Task details: Using the listing below, select the lines with the word "that" and copy them.

Records for this task:
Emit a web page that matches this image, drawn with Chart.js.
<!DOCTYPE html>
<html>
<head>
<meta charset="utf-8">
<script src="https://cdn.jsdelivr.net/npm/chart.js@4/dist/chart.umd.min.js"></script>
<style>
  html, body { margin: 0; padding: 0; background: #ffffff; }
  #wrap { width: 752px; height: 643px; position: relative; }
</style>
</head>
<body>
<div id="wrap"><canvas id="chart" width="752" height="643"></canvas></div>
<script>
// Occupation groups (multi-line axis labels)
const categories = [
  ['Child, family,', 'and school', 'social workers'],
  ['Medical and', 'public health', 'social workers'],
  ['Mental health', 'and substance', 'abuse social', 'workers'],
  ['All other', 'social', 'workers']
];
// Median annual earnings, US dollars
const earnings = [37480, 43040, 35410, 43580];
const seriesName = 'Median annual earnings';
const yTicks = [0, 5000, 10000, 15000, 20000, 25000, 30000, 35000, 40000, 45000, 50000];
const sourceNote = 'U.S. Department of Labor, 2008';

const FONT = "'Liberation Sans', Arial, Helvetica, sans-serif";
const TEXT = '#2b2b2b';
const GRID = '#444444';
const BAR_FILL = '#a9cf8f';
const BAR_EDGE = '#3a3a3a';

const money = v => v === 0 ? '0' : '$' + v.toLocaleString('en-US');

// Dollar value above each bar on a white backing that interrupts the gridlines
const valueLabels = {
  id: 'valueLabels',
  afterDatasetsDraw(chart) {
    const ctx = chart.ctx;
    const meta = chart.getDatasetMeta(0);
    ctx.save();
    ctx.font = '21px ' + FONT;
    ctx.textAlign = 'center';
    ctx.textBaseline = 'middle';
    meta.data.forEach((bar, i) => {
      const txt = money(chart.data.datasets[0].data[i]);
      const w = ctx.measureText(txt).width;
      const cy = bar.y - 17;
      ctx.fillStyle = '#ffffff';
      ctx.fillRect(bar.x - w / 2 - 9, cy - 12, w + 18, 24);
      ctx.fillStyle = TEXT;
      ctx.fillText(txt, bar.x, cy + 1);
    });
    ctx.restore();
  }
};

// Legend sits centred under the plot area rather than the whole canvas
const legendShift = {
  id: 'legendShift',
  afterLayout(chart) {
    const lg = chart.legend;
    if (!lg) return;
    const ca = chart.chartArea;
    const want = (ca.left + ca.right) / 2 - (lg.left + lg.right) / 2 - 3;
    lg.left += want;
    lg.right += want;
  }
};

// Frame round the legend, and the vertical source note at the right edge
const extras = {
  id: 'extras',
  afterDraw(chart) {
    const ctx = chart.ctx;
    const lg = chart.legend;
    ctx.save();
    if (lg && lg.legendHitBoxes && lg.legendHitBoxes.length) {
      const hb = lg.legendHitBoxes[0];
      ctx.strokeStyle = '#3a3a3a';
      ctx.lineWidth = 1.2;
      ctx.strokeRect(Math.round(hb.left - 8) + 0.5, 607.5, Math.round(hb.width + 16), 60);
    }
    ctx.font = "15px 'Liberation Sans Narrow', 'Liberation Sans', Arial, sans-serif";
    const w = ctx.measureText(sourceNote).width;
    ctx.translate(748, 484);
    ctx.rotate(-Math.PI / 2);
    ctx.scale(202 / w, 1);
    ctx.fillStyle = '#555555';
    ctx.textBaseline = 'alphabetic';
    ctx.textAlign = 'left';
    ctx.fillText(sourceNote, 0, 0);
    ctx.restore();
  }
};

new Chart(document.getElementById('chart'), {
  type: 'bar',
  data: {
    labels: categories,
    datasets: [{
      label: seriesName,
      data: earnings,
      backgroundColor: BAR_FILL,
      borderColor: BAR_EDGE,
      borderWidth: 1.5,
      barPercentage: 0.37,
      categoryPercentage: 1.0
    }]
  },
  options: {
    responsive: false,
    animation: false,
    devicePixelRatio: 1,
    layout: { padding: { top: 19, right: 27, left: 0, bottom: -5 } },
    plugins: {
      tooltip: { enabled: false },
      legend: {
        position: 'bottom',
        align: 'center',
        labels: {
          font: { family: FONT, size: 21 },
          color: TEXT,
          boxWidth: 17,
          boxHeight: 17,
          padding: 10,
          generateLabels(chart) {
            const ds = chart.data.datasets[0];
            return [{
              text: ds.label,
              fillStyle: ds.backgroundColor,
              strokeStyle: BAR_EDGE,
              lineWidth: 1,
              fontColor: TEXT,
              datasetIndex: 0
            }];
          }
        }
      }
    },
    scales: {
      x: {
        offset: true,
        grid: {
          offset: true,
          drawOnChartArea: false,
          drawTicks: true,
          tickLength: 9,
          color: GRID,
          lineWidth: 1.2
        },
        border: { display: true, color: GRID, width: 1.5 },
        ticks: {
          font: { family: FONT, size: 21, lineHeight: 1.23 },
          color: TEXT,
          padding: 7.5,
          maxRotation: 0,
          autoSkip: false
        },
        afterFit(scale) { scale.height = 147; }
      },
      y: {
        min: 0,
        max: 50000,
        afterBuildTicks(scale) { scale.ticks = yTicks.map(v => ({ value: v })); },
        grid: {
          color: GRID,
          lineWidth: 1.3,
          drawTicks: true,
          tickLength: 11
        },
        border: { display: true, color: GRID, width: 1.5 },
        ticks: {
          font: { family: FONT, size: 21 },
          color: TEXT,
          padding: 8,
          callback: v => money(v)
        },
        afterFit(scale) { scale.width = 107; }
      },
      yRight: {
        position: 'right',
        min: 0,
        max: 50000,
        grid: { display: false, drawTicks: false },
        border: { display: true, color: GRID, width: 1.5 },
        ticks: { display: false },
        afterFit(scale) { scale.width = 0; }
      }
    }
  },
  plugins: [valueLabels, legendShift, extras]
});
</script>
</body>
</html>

==

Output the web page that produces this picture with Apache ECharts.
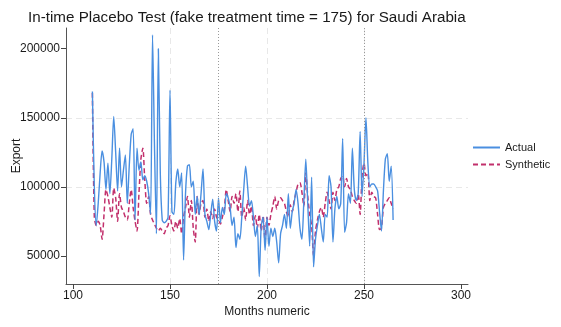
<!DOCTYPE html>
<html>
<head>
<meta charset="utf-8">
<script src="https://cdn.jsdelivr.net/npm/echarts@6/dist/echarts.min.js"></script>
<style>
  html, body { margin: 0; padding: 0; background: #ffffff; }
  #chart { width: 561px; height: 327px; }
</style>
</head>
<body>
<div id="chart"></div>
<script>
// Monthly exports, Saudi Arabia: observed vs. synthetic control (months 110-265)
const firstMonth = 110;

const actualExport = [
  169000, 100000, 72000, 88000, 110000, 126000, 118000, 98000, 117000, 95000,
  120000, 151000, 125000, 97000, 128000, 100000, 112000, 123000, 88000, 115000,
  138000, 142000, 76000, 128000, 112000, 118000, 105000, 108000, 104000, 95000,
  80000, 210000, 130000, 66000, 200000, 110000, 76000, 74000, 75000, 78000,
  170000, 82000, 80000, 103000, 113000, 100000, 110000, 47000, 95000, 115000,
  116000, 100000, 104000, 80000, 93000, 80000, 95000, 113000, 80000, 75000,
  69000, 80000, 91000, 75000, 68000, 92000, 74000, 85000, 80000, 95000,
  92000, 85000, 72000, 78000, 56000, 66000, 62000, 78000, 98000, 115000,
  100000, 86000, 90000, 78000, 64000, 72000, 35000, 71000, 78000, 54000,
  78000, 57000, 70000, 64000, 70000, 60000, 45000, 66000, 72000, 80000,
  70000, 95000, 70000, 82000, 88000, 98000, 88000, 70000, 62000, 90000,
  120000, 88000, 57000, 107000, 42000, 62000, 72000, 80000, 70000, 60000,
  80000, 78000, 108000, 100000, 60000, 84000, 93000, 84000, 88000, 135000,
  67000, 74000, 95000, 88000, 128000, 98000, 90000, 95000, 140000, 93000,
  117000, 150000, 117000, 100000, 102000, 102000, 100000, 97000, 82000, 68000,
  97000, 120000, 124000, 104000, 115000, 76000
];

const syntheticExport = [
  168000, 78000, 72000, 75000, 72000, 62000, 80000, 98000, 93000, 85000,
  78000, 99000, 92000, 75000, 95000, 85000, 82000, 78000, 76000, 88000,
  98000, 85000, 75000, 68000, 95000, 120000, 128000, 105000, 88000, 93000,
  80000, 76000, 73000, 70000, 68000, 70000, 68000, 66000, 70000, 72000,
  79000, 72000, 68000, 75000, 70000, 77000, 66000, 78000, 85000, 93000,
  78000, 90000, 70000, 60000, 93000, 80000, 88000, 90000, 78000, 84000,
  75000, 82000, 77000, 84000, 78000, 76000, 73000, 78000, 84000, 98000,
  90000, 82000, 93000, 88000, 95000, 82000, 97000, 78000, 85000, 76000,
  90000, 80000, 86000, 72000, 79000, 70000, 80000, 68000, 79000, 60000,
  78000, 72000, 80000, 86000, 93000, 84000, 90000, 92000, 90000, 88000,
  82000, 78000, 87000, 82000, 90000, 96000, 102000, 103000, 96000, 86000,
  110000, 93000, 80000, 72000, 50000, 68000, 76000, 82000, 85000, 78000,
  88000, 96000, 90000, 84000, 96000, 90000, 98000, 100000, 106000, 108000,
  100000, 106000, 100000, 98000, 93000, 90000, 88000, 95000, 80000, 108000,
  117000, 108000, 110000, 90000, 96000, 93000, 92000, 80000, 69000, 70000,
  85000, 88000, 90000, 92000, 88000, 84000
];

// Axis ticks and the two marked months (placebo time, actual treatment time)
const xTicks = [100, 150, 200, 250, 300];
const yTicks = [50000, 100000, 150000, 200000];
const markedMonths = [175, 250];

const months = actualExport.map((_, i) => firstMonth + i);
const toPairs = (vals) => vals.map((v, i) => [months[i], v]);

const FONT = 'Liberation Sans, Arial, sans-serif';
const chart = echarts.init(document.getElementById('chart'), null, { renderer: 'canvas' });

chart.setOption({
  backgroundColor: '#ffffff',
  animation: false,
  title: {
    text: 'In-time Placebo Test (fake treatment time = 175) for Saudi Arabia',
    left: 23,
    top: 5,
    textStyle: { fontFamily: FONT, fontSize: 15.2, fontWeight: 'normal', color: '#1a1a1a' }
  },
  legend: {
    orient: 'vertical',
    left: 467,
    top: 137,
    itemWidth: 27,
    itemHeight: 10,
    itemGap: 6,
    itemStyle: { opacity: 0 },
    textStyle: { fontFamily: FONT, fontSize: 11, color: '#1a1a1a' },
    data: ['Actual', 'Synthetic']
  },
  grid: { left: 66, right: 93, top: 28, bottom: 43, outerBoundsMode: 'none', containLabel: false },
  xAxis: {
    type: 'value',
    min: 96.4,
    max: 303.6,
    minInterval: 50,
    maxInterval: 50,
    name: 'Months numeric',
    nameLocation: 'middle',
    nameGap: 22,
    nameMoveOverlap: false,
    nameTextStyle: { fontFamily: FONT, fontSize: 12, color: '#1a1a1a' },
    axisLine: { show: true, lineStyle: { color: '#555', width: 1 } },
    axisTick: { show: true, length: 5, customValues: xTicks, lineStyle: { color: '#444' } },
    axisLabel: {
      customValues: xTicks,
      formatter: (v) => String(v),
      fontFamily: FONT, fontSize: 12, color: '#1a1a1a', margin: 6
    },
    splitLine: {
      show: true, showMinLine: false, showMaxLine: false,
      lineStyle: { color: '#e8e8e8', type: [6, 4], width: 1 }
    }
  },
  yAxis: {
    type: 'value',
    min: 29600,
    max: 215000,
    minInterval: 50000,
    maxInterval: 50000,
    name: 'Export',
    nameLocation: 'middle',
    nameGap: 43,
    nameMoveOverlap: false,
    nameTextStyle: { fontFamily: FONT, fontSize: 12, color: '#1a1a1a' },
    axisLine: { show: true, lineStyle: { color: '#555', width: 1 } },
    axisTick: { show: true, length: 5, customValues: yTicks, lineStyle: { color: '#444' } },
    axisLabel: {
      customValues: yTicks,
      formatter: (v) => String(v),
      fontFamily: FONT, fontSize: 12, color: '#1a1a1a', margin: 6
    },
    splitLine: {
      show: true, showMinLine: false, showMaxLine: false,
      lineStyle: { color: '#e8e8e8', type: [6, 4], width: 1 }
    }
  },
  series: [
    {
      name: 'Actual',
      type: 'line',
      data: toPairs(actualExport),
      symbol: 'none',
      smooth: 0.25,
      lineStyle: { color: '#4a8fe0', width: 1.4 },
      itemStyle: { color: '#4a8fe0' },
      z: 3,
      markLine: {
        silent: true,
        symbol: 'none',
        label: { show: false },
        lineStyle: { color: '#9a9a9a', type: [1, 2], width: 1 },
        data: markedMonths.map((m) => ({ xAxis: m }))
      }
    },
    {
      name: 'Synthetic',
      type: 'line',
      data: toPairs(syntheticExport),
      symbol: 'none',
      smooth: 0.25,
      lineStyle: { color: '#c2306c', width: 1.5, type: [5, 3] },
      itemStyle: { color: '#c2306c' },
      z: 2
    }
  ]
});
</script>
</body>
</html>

Output:
Emit a web page that matches this image, drawn with Chart.js.
// Dollar value above each bar on a white backing that interrupts the gridlines
Output the web page that produces this picture with Apache ECharts.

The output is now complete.